Na década de 1970, o educador e filósofo Paulo Freire concede entrevista ao Jornal da Tarde. Em sua casa, na cidade de São Paulo, ele fala sobre o movimento pedagogia crítica (imagem: João Pires/Estadão Conteúdo)
Para compreender a bem-sucedida experiência “40 horas de Angicos”, prática – e marco – educacional responsável por alfabetizar 300 pessoas em 40 horas, é essencial conhecer alguns momentos da trajetória escolar e acadêmica de Paulo Reglus Neves Freire.
Nascido em 1921, no bairro de Casa Amarela, em Recife (PE), ele obtém, em 1937, bolsa de estudos para cursar o ensino secundário no Colégio Oswaldo Cruz, onde se torna professor de língua portuguesa – sua primeira experiência com a docência.
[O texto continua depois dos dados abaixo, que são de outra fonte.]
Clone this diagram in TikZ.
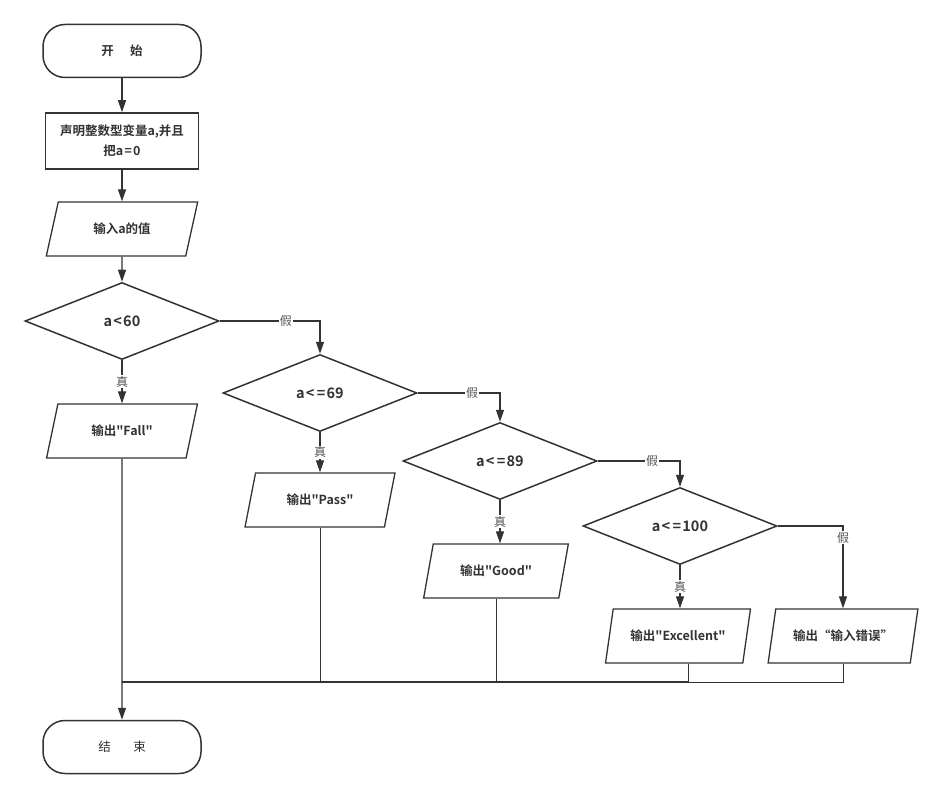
\documentclass[tikz,border=0pt]{standalone}
\usepackage{fontspec}
\setmainfont{Noto Sans CJK SC}[BoldFont={Noto Sans CJK SC Bold}, Ligatures=TeXOff]
\usepackage{tikz}
\usetikzlibrary{shapes.geometric, arrows.meta, positioning, calc}
\definecolor{linegray}{HTML}{333333}
\definecolor{labelgray}{HTML}{555555}
\newcommand{\op}[1]{\kern1.2pt#1\kern1.2pt}

\begin{document}
\begin{tikzpicture}[x=1pt, y=-1pt, font=\fontsize{12.5}{16}\selectfont\bfseries,
  every node/.style={text=linegray},
  terminal/.style={draw=linegray, line width=1.5pt, rounded corners=22pt, minimum width=158pt, minimum height=53pt},
  process/.style={draw=linegray, line width=1.5pt, minimum width=153pt, minimum height=56pt, align=center},
  io/.style={trapezium, trapezium left angle=72, trapezium right angle=108, trapezium stretches=true,
    draw=linegray, line width=1.3pt, minimum height=54pt},
  decision/.style={diamond, draw=linegray, line width=1.5pt, minimum width=194pt, minimum height=77pt, inner sep=0pt,
    font=\fontsize{14.5}{17}\selectfont\bfseries},
  flow/.style={draw=linegray, line width=1.3pt, -{Triangle[width=8pt,length=12pt]}},
  merge/.style={draw=linegray, line width=1pt},
  bus/.style={draw=linegray, line width=2.2pt},
  tag/.style={font=\fontsize{12}{14}\selectfont, fill=white, inner sep=1pt, text=labelgray}]

  \useasboundingbox (0,0) rectangle (944,799);

  \node[terminal] (start) at (122,51) {开\hspace{1.3em}始};
  \node[process] (decl) at (122,141) {声明整数型变量a,并且\\[4pt]把a\op{=}0};
  \node[io, minimum width=152pt] (input) at (122,229) {输入a的值};

  % decisions
  \foreach \n/\x/\y/\t in {c1/122/321/a\op{<}60, c2/320/393/a\op{<}\op{=}69, c3/500/461/a\op{<}\op{=}89, c4/680/526/a\op{<}\op{=}100}
    \node[decision] (\n) at (\x,\y) {\t};

  % outputs
  \foreach \n/\x/\y/\w/\t in {o1/122/431/152/输出"Fall", o2/320/500/151/输出"Pass", o3/496/571/145/输出"Good",
      o4/678/636/145/输出"Excellent", o5/843/636/150/输出“输入错误”}
    \node[io, minimum width=\w pt] (\n) at (\x,\y) {\t};

  \node[terminal, font=\fontsize{12.5}{16}\selectfont] (finish) at (122,747) {结\hspace{1.8em}束};

  \draw[flow] (start) -- (decl);
  \draw[flow] (decl) -- (input);
  \draw[flow] (input) -- (c1);
  \foreach \a/\b in {c1/o1, c2/o2, c3/o3, c4/o4}
    \draw[flow] (\a.south) -- node[tag] {真} (\a.south |- \b.north);
  \foreach \a/\b in {c1/c2, c2/c3, c3/c4}
    \draw[flow] (\a.east) -| node[tag, pos=0.33] {假} (\b.north);
  \draw[flow] (c4.east) -| node[tag, pos=0.57] {假} (o5.north);

  % collect to the end
  \coordinate (join) at (122,682);
  \coordinate (o4out) at ($(o4.south)+(10,0)$);
  \foreach \o in {o2.south, o3.south, o4out, o5.south}
    \draw[merge] (\o) |- (join);
  \draw[bus] (join) -- (join -| o4out);
  \draw[flow] (o1.south) -- (finish.north);
\end{tikzpicture}
\end{document}
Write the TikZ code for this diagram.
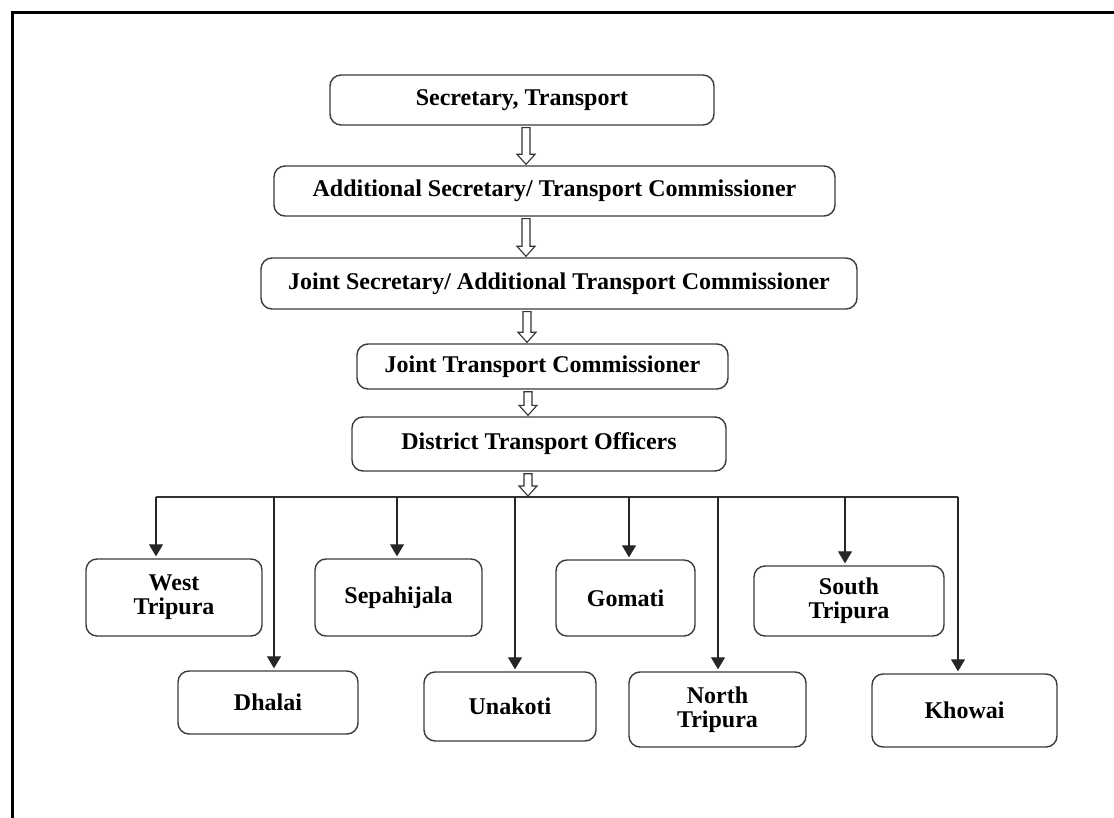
\documentclass[tikz,border=0pt]{standalone}
\usepackage{fontspec}
\setmainfont{Liberation Serif}
\usetikzlibrary{arrows.meta,calc}
\definecolor{boxgray}{HTML}{3A3A3A}
\newcommand\boxat[6]{\node[box, minimum width={(#4-#2)*1pt}, minimum height={(#5-#3)*1pt}] (#1) at ({(#2+#4)/2},{(#3+#5)/2}) {#6};}
\newcommand\hollowarr[3]{\draw[harrow] let \p1=(#1.south), \p2=(#2) in
  ({#3pt-4pt},{\y1-2pt}) -- ({#3pt+4pt},{\y1-2pt}) -- ({#3pt+4pt},{\y2+11pt}) -- ({#3pt+9pt},{\y2+11pt}) -- ({#3pt},{\y2+1pt}) -- ({#3pt-9pt},{\y2+11pt}) -- ({#3pt-4pt},{\y2+11pt}) -- cycle;}
\begin{document}
\begin{tikzpicture}[x=1pt,y=-1pt,
  box/.style={draw=boxgray, line width=1.4pt, rounded corners=11pt, inner sep=0pt, align=center, font=\bfseries\fontsize{24}{24}\selectfont, text=black},
  drop/.style={draw=black!85, line width=1.3pt, shorten >=2pt, -{Triangle[length=12pt,width=14pt]}},
  harrow/.style={draw=black!80, line width=1.1pt, fill=white},
  bus/.style={draw=black!80, line width=1.3pt},
  frame/.style={draw=black, line width=3pt}]
\useasboundingbox (0,0) rectangle (1114,818);
\draw[frame] (12,818) -- (12,13) -- (1114,13);

\boxat{s1}{330}{75}{714}{125}{Secretary, Transport}
\boxat{s2}{274}{166}{835}{216}{Additional Secretary/ Transport Commissioner}
\boxat{s3}{261}{258}{857}{309}{Joint Secretary/ Additional Transport Commissioner}
\boxat{s4}{357}{344}{728}{389}{Joint Transport Commissioner}
\boxat{s5}{352}{417}{726}{471}{District Transport Officers}

\boxat{west}{86}{559}{262}{636}{West\\Tripura}
\boxat{sepa}{315}{559}{482}{636}{Sepahijala}
\boxat{goma}{556}{560}{695}{636}{Gomati}
\boxat{south}{754}{566}{944}{636}{South\\Tripura}
\boxat{dhal}{178}{671}{358}{734}{Dhalai}
\boxat{unak}{424}{672}{596}{741}{Unakoti}
\boxat{north}{629}{672}{806}{747}{North\\Tripura}
\boxat{khow}{872}{674}{1057}{747}{Khowai}

\coordinate (bus) at (528,497);
\hollowarr{s1}{s2.north}{526}
\hollowarr{s2}{s3.north}{526}
\hollowarr{s3}{s4.north}{527}
\hollowarr{s4}{s5.north}{528}
\hollowarr{s5}{bus}{528}

\coordinate (bW) at (156,497);
\coordinate (bD) at (274,497);
\coordinate (bS) at (397,497);
\coordinate (bU) at (515,497);
\coordinate (bG) at (629,497);
\coordinate (bN) at (718,497);
\coordinate (bSo) at (845,497);
\coordinate (bK) at (958,497);
\draw[bus] (bW) -- (bK);
\draw[drop] (bW) -- (bW |- west.north);
\draw[drop] (bD) -- (bD |- dhal.north);
\draw[drop] (bS) -- (bS |- sepa.north);
\draw[drop] (bU) -- (bU |- unak.north);
\draw[drop] (bG) -- (bG |- goma.north);
\draw[drop] (bN) -- (bN |- north.north);
\draw[drop] (bSo) -- (bSo |- south.north);
\draw[drop] (bK) -- (bK |- khow.north);
\end{tikzpicture}
\end{document}
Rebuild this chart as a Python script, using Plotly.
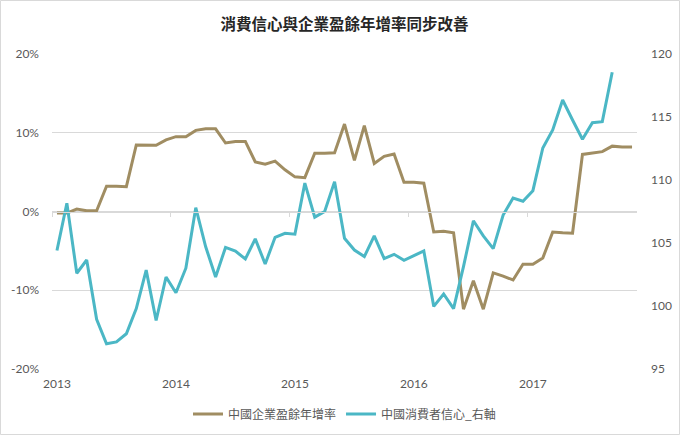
import plotly.graph_objects as go

# Monthly data, Jan 2013 onward
earnings_yoy = [-0.2, -0.2, 0.3, 0.1, 0.1, 3.2, 3.2, 3.15, 8.45, 8.4, 8.4, 9.1, 9.5, 9.5, 10.3, 10.5, 10.5,
                8.7, 8.9, 8.9, 6.3, 6.0, 6.4, 5.3, 4.4, 4.3, 7.4, 7.4, 7.45, 11.1, 6.5, 10.9, 6.1, 7.0, 7.3,
                3.7, 3.7, 3.6, -2.6, -2.5, -2.7, -12.4, -8.8, -12.4, -7.8, -8.2, -8.7, -6.7, -6.7, -5.9,
                -2.6, -2.7, -2.75, 7.25, 7.4, 7.6, 8.3, 8.2, 8.2]
confidence = [104.4, 108.15, 102.6, 103.65, 98.95, 97.0, 97.15, 97.8, 99.8, 102.85, 98.85, 102.3, 101.05,
              103.0, 107.8, 104.7, 102.3, 104.65, 104.35, 103.73, 105.33, 103.33, 105.45, 105.77, 105.7,
              109.75, 107.05, 107.5, 109.87, 105.37, 104.44, 103.92, 105.56, 103.76, 104.1, 103.62, 103.99,
              104.37, 99.97, 100.95, 99.79, 103.12, 106.77, 105.56, 104.55, 107.22, 108.57, 108.31, 109.15,
              112.54, 113.97, 116.35, 114.76, 113.23, 114.55, 114.63, 118.55]
year_labels = ["2013", "2014", "2015", "2016", "2017"]
year_positions = [0, 12, 24, 36, 48]
boundary_ticks = [-0.5, 11.5, 23.5, 35.5, 47.5]
n_months = 59

idx_e = list(range(len(earnings_yoy)))
idx_c = list(range(len(confidence)))

BROWN = "#A08D62"
CYAN = "#4BB7C5"
GRID = "#D9D9D9"
TXT = "#595959"
FONT = "Lato, 'Noto Sans CJK TC', sans-serif"
CJK = "'Noto Sans CJK TC', sans-serif"

fig = go.Figure()
fig.add_trace(go.Scatter(x=idx_e, y=earnings_yoy, mode="lines", name="中國企業盈餘年增率",
                         line=dict(color=BROWN, width=3), yaxis="y"))
fig.add_trace(go.Scatter(x=idx_c, y=confidence, mode="lines", name="中國消費者信心_右軸",
                         line=dict(color=CYAN, width=3), yaxis="y2"))
# dummy trace to materialize the zero-crossing category axis
fig.add_trace(go.Scatter(x=[None], y=[None], xaxis="x2", yaxis="y", showlegend=False, hoverinfo="skip"))

W, H = 680, 435
L, R, T, B = 52, 43, 54, 66
pw, ph = W - L - R, H - T - B

fig.update_layout(
    width=W, height=H,
    margin=dict(l=L, r=R, t=T, b=B, autoexpand=False),
    paper_bgcolor="white", plot_bgcolor="white",
    title=dict(text="消費信心與企業盈餘年增率同步改善", x=0.5, xref="paper", xanchor="center",
               y=1 - 25 / H, yref="container", yanchor="middle",
               font=dict(family=CJK, size=15.5, color="#262626", weight="bold")),
    font=dict(family=FONT, size=12, color=TXT),
    xaxis=dict(range=[-0.5, n_months - 0.5], tickmode="array", tickvals=year_positions, ticktext=year_labels,
               showgrid=False, zeroline=False, showline=False, ticks="", ticklabelstandoff=6,
               tickfont=dict(family=FONT, size=12, color=TXT)),
    xaxis2=dict(range=[-0.5, n_months - 0.5], overlaying="x", anchor="free", position=0.5,
                tickmode="array", tickvals=boundary_ticks, showticklabels=False, ticks="outside",
                ticklen=4, tickcolor=GRID, tickwidth=1, showline=True, linecolor=GRID, linewidth=1,
                showgrid=False, zeroline=False, side="bottom"),
    yaxis=dict(range=[-20, 20], tickmode="array", tickvals=[-20, -10, 0, 10, 20],
               ticktext=["-20%", "-10%", "0%", "10%", "20%"], showgrid=True, gridcolor=GRID, gridwidth=1,
               zeroline=False, showline=False, ticks="", ticklabelstandoff=12,
               tickfont=dict(family=FONT, size=12, color=TXT)),
    yaxis2=dict(range=[95, 120], tickmode="array", tickvals=[95, 100, 105, 110, 115, 120], overlaying="y",
                side="right", showgrid=False, zeroline=False, showline=False, ticks="", ticklabelstandoff=13,
                tickfont=dict(family=FONT, size=12, color=TXT)),
    legend=dict(orientation="h", x=0.5, xanchor="center", xref="paper",
                y=1 - 414 / H, yref="container", yanchor="middle",
                font=dict(family=CJK, size=12, color=TXT), itemwidth=30, tracegroupgap=0,
                bgcolor="rgba(0,0,0,0)"),
    showlegend=True,
    hovermode=False,
    shapes=[dict(type="rect", xref="paper", yref="paper",
                 x0=(0.5 - L) / pw, x1=(W - 0.5 - L) / pw,
                 y0=(369 - (H - 0.5)) / ph, y1=(369 - 0.5) / ph,
                 line=dict(color=GRID, width=1), fillcolor="rgba(0,0,0,0)", layer="below")],
)

fig.write_html("out.html")
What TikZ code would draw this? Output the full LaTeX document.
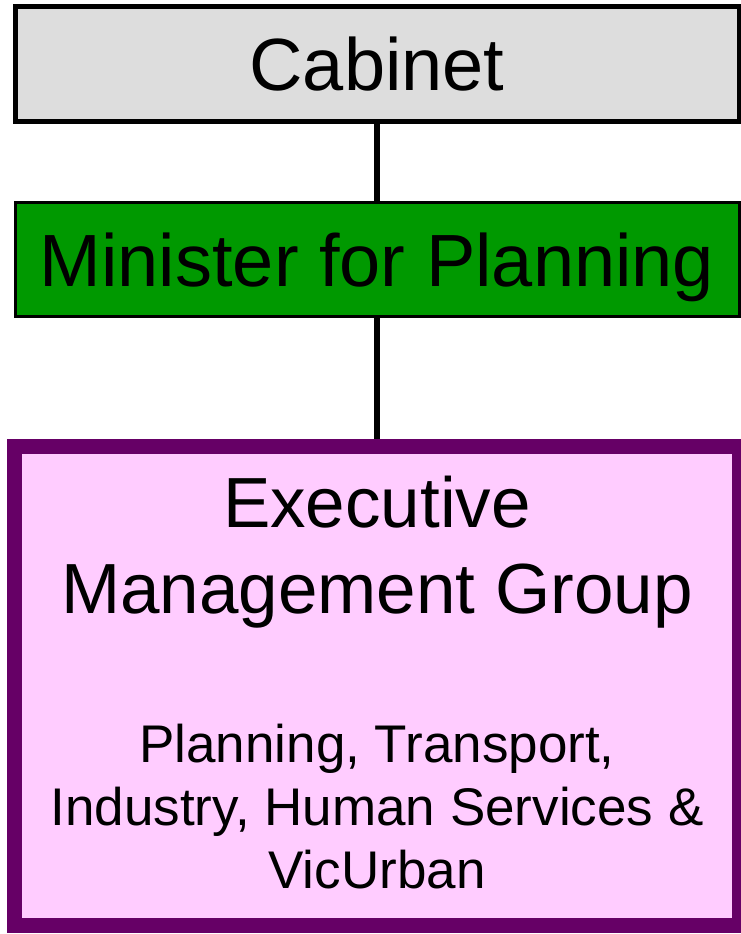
\documentclass[tikz,border=0pt]{standalone}
\usepackage{fontspec}
\setmainfont{Liberation Sans}
\usetikzlibrary{positioning}
\usetikzlibrary{backgrounds}
\definecolor{cabinetgray}{HTML}{DDDDDD}
\definecolor{ministergreen}{HTML}{009900}
\definecolor{emgpurple}{HTML}{660066}
\definecolor{emgpink}{HTML}{FFCCFF}
\tikzset{
   box/.style = {%
    shape=rectangle,
    draw=black,
    align=center,
    text depth=0pt,
    inner sep=0pt,
    minimum width=724pt},
   link/.style = {%
    draw=black,
    line width=5.5pt},
   big/.style = {font=\fontsize{74}{74}\selectfont},
   mid/.style = {font=\fontsize{71}{71}\selectfont, anchor=base},
   small/.style = {font=\fontsize{53}{53}\selectfont, anchor=base},
    }

\begin{document}
\begin{tikzpicture}[x=1pt, y=-1pt]
    \useasboundingbox (0,0) rectangle (741,934);
    \node[box, big, line width=5pt, fill=cabinetgray, minimum height=115pt] (cabinet) at (377,64) {Cabinet};
    \node[box, big, line width=3pt, fill=ministergreen, minimum height=114pt] (minister) at (377,259.5) {Minister for Planning};
    \node[box, line width=15pt, draw=emgpurple, fill=emgpink, minimum width=725pt, minimum height=479.5pt] (emg) at (377,685.75) {};
    % group name and members
    \node[mid] (emgtop) at (377,527) {Executive};
    \node[mid] (emgbottom) at (377,613) {Management Group};
    \node[small] (members1) at (377,762) {Planning, Transport,};
    \node[small] (members2) at (377,825) {Industry, Human Services \&};
    \node[small] (members3) at (377,888) {VicUrban};
    \begin{scope}[on background layer]
        \draw[link] (cabinet.south) -- (minister.north);
        \draw[link] (minister.south) -- (emg.north);
    \end{scope}
\end{tikzpicture}
\end{document}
Na década de 1940, ingressa na Faculdade de Direito do Recife, onde se forma em 1947. Apesar do curso, ele nunca exerceu a profissão.
Já em 1962, Paulo Freire e o reitor João Alfredo criam o Serviço de Extensão Cultural da Universidade do Recife, em Pernambuco, uma ação de caráter pioneiro: é a primeira atividade sistemática de extensão universitária no Brasil.
A lei que nomeia o professor como Patrono da Educação Brasileira data de 13 de abril de 2012.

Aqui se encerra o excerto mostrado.